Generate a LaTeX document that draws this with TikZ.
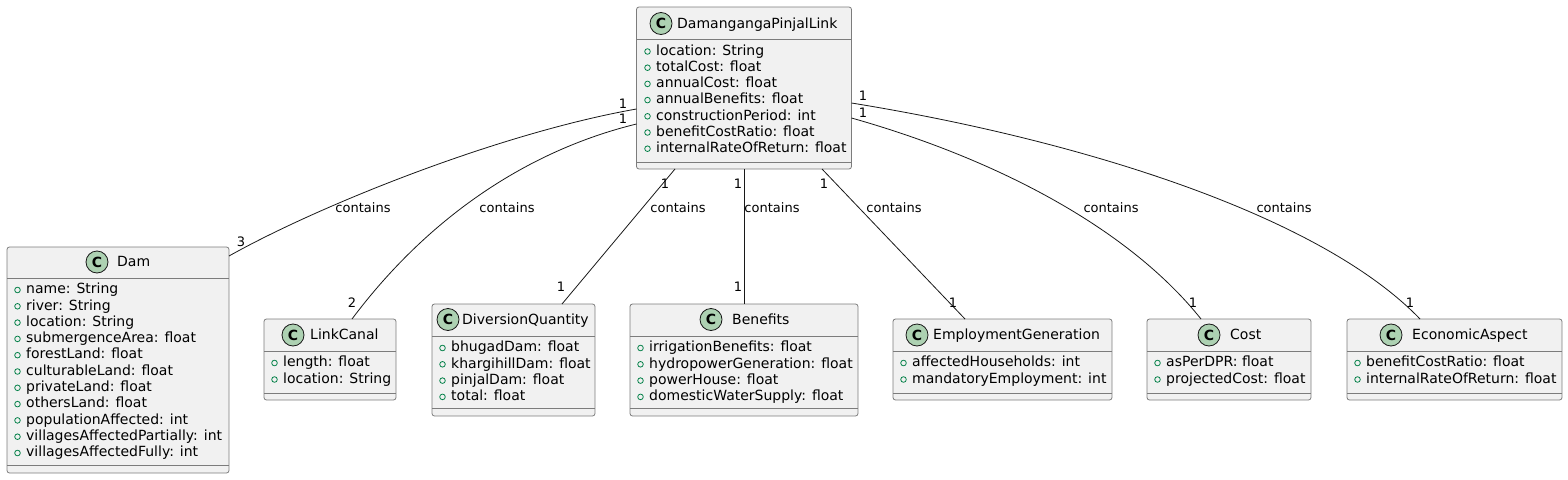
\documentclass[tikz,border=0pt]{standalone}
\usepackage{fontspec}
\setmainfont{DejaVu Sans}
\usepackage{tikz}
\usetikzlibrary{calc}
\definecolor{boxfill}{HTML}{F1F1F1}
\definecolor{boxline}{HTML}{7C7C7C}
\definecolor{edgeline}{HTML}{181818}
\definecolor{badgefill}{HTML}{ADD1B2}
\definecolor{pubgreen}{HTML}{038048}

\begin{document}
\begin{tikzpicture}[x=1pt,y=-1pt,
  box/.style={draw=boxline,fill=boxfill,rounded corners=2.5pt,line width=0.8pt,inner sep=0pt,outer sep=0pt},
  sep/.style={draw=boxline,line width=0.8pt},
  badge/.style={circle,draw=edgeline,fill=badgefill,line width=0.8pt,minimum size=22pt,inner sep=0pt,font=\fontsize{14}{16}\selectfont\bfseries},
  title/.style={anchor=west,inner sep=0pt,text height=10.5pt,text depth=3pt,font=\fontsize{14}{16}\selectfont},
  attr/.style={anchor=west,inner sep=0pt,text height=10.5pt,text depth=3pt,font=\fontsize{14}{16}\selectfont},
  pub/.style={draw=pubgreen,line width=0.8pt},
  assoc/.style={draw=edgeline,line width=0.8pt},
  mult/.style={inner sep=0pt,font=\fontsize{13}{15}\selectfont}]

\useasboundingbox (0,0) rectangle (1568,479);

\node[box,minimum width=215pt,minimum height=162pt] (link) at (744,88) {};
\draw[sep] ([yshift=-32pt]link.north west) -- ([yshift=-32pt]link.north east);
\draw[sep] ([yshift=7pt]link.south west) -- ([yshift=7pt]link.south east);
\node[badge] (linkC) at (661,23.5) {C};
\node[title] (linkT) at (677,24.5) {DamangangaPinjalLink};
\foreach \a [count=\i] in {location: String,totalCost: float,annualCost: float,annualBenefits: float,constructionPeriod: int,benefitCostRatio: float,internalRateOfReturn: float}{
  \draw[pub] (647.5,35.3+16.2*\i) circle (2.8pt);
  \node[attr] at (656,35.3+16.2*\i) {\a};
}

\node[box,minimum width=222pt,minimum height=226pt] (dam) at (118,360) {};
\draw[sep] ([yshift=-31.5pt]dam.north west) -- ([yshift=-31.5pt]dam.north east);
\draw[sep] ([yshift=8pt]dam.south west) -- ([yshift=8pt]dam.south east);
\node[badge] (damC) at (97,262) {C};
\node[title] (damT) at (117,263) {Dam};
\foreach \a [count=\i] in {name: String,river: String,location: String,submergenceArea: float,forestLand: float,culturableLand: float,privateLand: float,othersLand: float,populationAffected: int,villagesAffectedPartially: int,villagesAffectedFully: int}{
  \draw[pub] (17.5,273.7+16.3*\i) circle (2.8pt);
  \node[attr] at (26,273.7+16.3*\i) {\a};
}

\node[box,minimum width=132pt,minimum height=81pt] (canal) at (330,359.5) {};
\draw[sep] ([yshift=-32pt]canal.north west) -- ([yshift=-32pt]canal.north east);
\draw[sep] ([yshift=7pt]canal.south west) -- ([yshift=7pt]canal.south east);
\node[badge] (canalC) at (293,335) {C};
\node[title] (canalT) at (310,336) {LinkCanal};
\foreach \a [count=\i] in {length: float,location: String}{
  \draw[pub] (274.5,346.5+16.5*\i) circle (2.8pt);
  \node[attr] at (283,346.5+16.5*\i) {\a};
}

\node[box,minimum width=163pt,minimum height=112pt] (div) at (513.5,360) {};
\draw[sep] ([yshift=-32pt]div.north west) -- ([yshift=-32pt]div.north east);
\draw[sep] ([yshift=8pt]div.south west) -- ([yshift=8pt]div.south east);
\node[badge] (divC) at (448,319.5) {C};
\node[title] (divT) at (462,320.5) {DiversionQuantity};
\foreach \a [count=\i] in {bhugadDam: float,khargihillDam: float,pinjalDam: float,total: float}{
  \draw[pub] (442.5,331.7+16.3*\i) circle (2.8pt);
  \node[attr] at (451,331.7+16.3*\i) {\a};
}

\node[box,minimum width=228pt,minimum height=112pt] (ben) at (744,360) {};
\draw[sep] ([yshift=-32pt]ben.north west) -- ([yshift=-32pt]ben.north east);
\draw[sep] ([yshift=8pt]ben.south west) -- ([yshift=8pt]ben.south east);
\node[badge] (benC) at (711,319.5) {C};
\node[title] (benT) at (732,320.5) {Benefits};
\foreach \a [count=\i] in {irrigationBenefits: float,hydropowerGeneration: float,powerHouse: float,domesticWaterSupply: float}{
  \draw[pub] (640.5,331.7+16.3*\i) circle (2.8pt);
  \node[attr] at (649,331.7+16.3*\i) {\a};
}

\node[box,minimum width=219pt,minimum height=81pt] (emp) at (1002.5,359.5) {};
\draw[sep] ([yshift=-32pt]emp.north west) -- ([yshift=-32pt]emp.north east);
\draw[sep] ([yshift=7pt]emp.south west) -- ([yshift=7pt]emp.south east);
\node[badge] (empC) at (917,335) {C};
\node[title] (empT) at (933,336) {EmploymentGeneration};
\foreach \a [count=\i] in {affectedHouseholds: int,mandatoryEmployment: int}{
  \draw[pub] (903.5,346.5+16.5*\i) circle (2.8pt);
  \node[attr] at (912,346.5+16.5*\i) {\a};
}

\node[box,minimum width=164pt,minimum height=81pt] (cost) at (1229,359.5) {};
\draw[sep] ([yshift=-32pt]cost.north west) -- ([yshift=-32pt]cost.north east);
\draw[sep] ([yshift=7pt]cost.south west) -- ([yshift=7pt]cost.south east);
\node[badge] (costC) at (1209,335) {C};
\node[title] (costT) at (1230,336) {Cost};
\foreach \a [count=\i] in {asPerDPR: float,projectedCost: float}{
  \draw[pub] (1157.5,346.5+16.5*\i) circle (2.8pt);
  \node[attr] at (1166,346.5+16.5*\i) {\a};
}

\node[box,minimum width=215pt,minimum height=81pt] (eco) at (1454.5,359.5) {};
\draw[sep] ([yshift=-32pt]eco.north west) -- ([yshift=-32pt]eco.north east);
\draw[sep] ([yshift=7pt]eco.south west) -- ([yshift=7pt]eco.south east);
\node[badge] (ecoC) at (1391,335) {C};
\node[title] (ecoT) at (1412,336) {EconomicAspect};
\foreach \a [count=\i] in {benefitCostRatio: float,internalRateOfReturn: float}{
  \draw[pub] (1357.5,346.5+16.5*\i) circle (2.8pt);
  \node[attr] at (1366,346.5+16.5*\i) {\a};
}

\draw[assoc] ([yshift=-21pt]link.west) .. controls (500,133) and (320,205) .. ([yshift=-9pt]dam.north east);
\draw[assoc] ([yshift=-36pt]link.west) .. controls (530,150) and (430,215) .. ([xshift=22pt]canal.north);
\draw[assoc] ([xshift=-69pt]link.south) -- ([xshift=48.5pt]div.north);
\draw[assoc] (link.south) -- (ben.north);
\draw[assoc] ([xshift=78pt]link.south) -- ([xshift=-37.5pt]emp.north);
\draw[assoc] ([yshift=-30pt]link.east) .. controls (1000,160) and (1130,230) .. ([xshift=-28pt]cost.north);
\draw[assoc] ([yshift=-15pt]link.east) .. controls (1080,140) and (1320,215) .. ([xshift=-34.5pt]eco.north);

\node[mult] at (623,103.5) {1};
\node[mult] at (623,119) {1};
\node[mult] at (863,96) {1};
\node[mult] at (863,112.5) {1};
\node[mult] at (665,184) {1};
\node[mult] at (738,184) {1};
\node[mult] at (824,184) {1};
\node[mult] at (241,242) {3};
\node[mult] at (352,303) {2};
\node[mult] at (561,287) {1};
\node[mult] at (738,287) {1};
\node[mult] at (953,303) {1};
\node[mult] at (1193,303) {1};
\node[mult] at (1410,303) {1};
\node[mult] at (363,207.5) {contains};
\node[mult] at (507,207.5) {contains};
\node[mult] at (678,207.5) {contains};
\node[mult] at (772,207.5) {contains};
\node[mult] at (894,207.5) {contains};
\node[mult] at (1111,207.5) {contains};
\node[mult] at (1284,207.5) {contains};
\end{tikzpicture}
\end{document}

- - - - -

STATED TASK:
Repeat the lines exactly as they stand, from the opening line of the data through the line with "(0,0) rectangle (1568,479);". Pictures stay out of the copy.

WRITTEN SOLUTION:
Generate a LaTeX document that draws this with TikZ.
\documentclass[tikz,border=0pt]{standalone}
\usepackage{fontspec}
\setmainfont{DejaVu Sans}
\usepackage{tikz}
\usetikzlibrary{calc}
\definecolor{boxfill}{HTML}{F1F1F1}
\definecolor{boxline}{HTML}{7C7C7C}
\definecolor{edgeline}{HTML}{181818}
\definecolor{badgefill}{HTML}{ADD1B2}
\definecolor{pubgreen}{HTML}{038048}

\begin{document}
\begin{tikzpicture}[x=1pt,y=-1pt,
  box/.style={draw=boxline,fill=boxfill,rounded corners=2.5pt,line width=0.8pt,inner sep=0pt,outer sep=0pt},
  sep/.style={draw=boxline,line width=0.8pt},
  badge/.style={circle,draw=edgeline,fill=badgefill,line width=0.8pt,minimum size=22pt,inner sep=0pt,font=\fontsize{14}{16}\selectfont\bfseries},
  title/.style={anchor=west,inner sep=0pt,text height=10.5pt,text depth=3pt,font=\fontsize{14}{16}\selectfont},
  attr/.style={anchor=west,inner sep=0pt,text height=10.5pt,text depth=3pt,font=\fontsize{14}{16}\selectfont},
  pub/.style={draw=pubgreen,line width=0.8pt},
  assoc/.style={draw=edgeline,line width=0.8pt},
  mult/.style={inner sep=0pt,font=\fontsize{13}{15}\selectfont}]

\useasboundingbox (0,0) rectangle (1568,479);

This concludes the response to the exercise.